Buckley began writing and recording with his musicians for a follow-up album in 1996. When these sessions proved unfruitful, Buckley began working on his music alone. During this time, he did end up collaborating with Inger Lorre, and he contributed to an Edgar Allan Poe-inspired double disc.

 New Material at Shows

In early 1997, Buckley began performing some new songs. He eventually took up a weekly residency at Barrister’s Bar in Memphis, Tennessee and continued recording demos on the side.

•  Death

Soon, Buckley was due to start rehearsals with his band. However, on May 29th, 1997, he decided to take an evening swim, and this proved to be a fatal decision: six days later, Jeff Buckley’s body was found in the Mississippi River. An autopsy later confirmed his cause of death to be accidental drowning. It was also found that Buckley was not under the influence of any substances when he died.

•  “(Sketches for) My Sweetheart the Drunk”

The double album Sketches for My Sweetheart the Drunk was released the next year under the supervision of Buckley’s mother. The collection was well-received by critics, who found that its demos and almost-finished songs highlighted a variety of genres, as well as Buckley’s vocal range.

•  Posthumous Releases

Other posthumous releases included the live albums Mystery White Boy and Live à L’Olympia, a collaborative compilation with Gary Lucas, and the deluxe limited edition of Grace Around the World. That project was accompanied by a Buckley tribute documentary, which set the stage for other Buckley-inspired films.

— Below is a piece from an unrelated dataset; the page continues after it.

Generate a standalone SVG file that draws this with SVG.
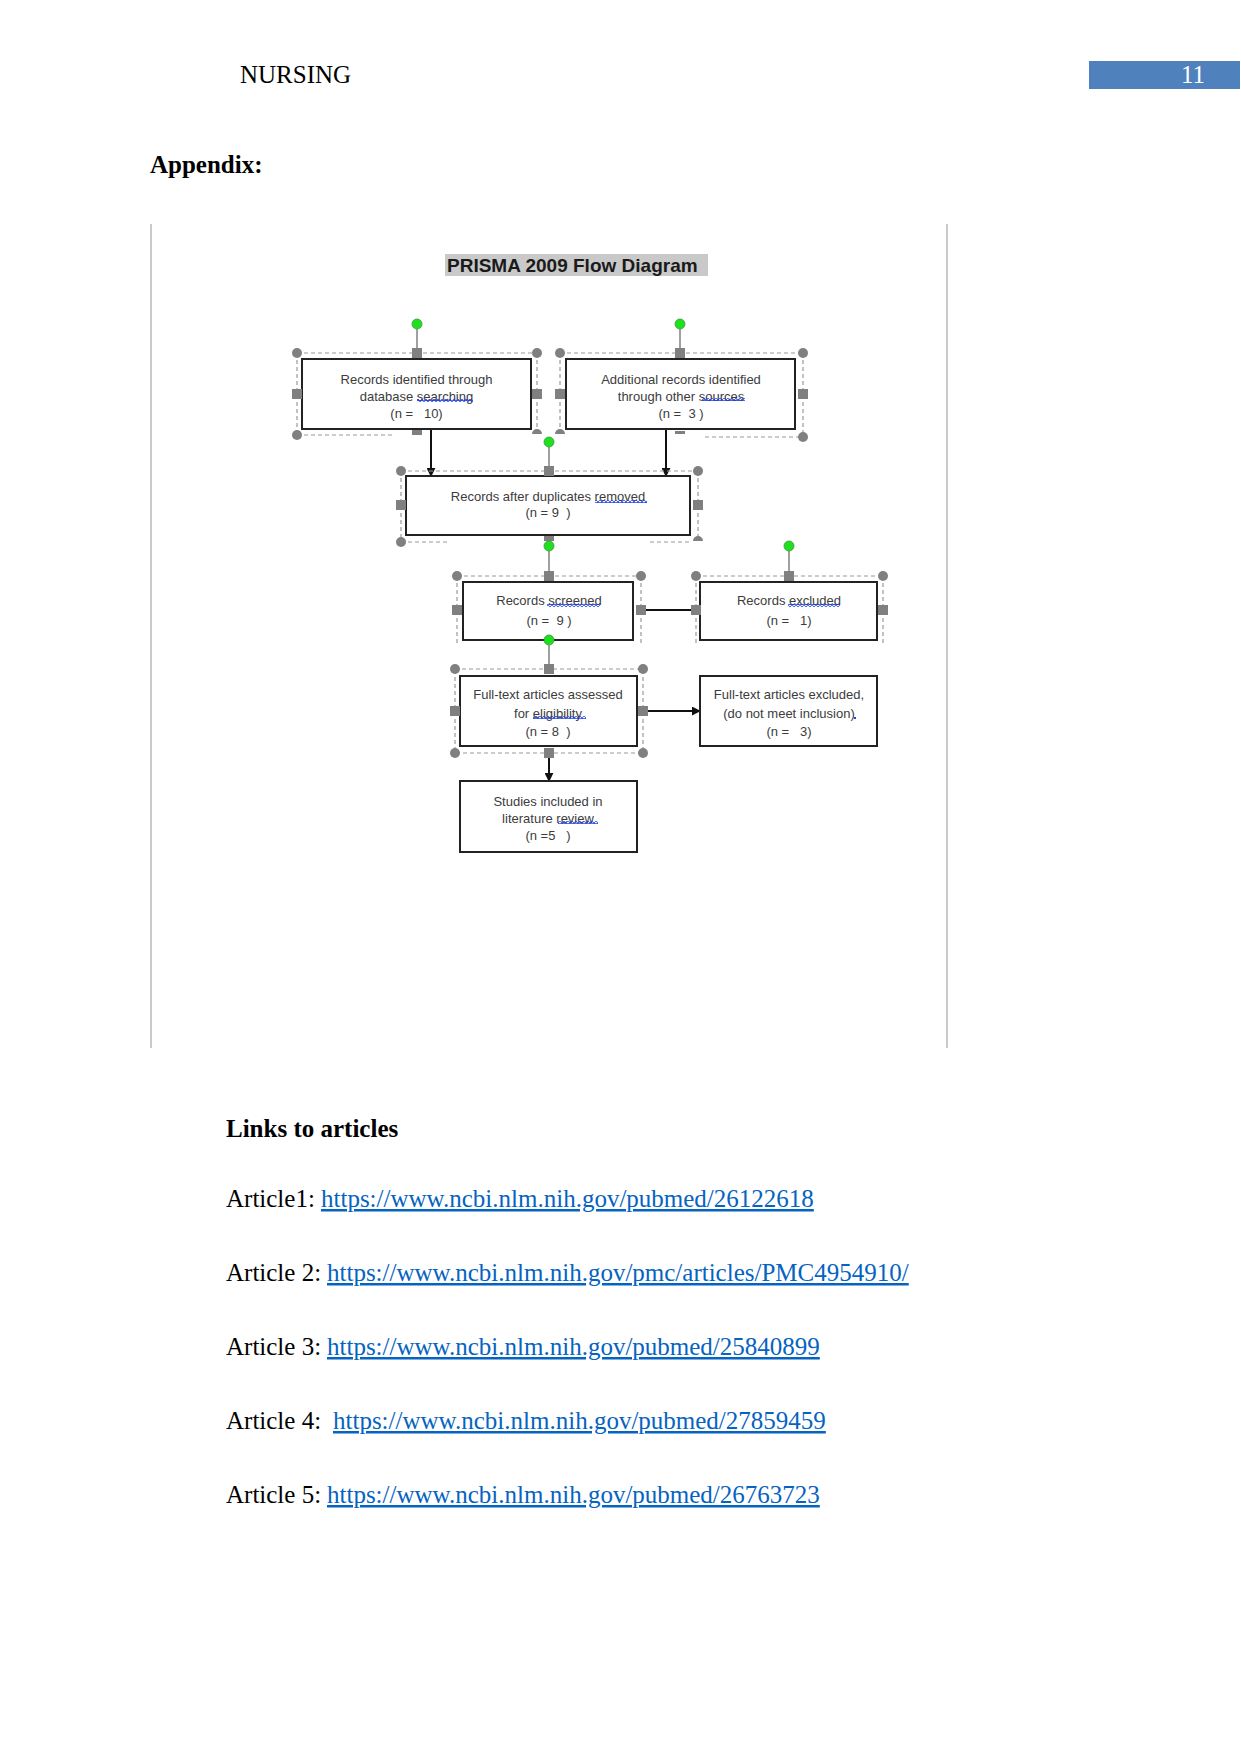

•  Re-emergence of “Grace”

As the new millennium dawned, Buckley’s Grace achieved gold status in the U.S., and was expanded into a tenth anniversary Legacy Edition. His music also returned to the charts: after “Hallelujah” was covered by an “American Idol” contestant, Buckley’s rendition topped Billboard’s Hot Digital Songs.

•  Musical Legacy

His voice and vision have already inspired many and will undoubtedly move scores more. Thanks to its use in various media, we’ll never have to say a last goodbye to Jeff Buckley or his music.